En estos días la Corte Suprema debe tomar su primera decisión en el caso del General (r) Chacón. La defensa alega que el General en retiro tiene más de 6 años en prisión. De hecho han pasado más de 6 años desde el que comenzó el proceso sin que se haya dictado sentencia y esto, sin duda, es grave. Cosas así no deberían pasar en nuestro medio. En el derecho comparado, el retardo en el juzgamiento de una persona puede provocar no sólo su liberación, sino incluso la anulación de todo el procedimiento seguido en su contra. La teoría predominante en esta materia asume que el Estado, que por definición es más fuerte que los acusados, debe asumir ciertos límites legales a la hora de presentar casos penales. El plazo razonable para llegar a juicio es, sin duda, una de esas limitaciones. El Estado tiene el derecho de llevar a juicio a los que sean sospechosos por un delito. Pero no tiene el derecho de mantener a una persona de manera indefinida bajo la amenaza de llevarle a la cárcel. La Corte Interamericana de Derechos Humanos, en el caso Suárez Rosero contra Ecuador, ha declarado ya que cinco años es un plazo excesivo para mantener abierto cualquier caso penal, tenga la complejidad que tenga (Sentencia de Noviembre 12, 1997). Nuestro Tribunal Constitucional, en el caso Bustamante Romaní, ha ordenado hace poco la conclusión de un procedimiento penal que llevaba abierto seis años, haciendo una declaración semejante (Sentencia de Julio 14, 2006).
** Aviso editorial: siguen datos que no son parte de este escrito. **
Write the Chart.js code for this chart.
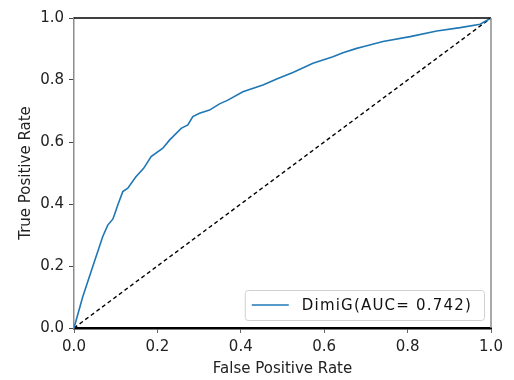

            Y es que el tiempo no es un mero formalismo cuando se trata de la justicia penal. Los casos penales no tratan sólo sobre los problemas de posibles delincuentes. Los tribunales penales deben decidir sobre la responsabilidad y la libertad de los acusados. Pero a la vez deben establecer el significado de las prohibiciones más importantes que rigen la conducta de todos (no dañar, no defraudar, no corromper, entre otras). Los tribunales deben explicarnos claramente qué es justo y qué no es justo conforme a la ley. Además los tribunales deben demostrar claramente a los ciudadanos que el Estado es capaz de mantener el equilibrio entre dos necesidades antagónicas: De un lado castigar oportunamente delitos efectivamente cometidos, del otro controlar los excesos que, con buena o mala intensión, pueden cometer las autoridades contra personas inocentes. Ambos objetivos se perjudican si transcurre demasiado tiempo entre el descubrimiento del hecho y la Sentencia del caso. Y es que el paso del tiempo resta valor a los bienes que produce la justicia, como resta valor a todos los bienes que pueden depreciarse.

            El retardo en el procedimiento es un problema del sistema anticorrupción. Reconocerlo no implica atacar a nadie ni implica negar o cuestionar la enorme energía moral que han impreso al sistema muchos de los magistrados que lo integran y lo han integrado. Por el contrario, negarlo sería engañarnos. Además el retardo es un problema de todo el sistema de justicia penal. El retraso de los procedimientos ha provocado más de una crisis derivada de la liberación de acusados por delitos violentos y sin duda provocará nuevos problemas en el futuro.

Hay una serie de soluciones de política general que sin duda hay que adoptar. Pero caso por caso, el retraso debería provocar que se envíe al archivo las acusaciones que, por el paso del tiempo, ya no tengan sentido. Si, contando desde que se descubre el hecho, el Estado toma más de cinco años en llevar a juicio a una persona, probablemente no tenga un caso convincente que presentar. Si teniéndolo, no tiene interés en presentarlo, entonces es peor. En esas condiciones, dado cierto tiempo, los Tribunales deberían estar autorizados a ordenar que se presente el caso en el estado en que se encuentre, y de ser necesario, a poner fin al procedimiento sin más debates.

Un caso que se ha deteriorado por el paso del tiempo no es siempre producto de un abuso permanente. También puede ser producto de un fracaso que hay que reconocer responsablemente. De cualquier manera, ¿Para qué insistir en un asunto que no termina de convencernos o que no somos capaces de terminar de probar?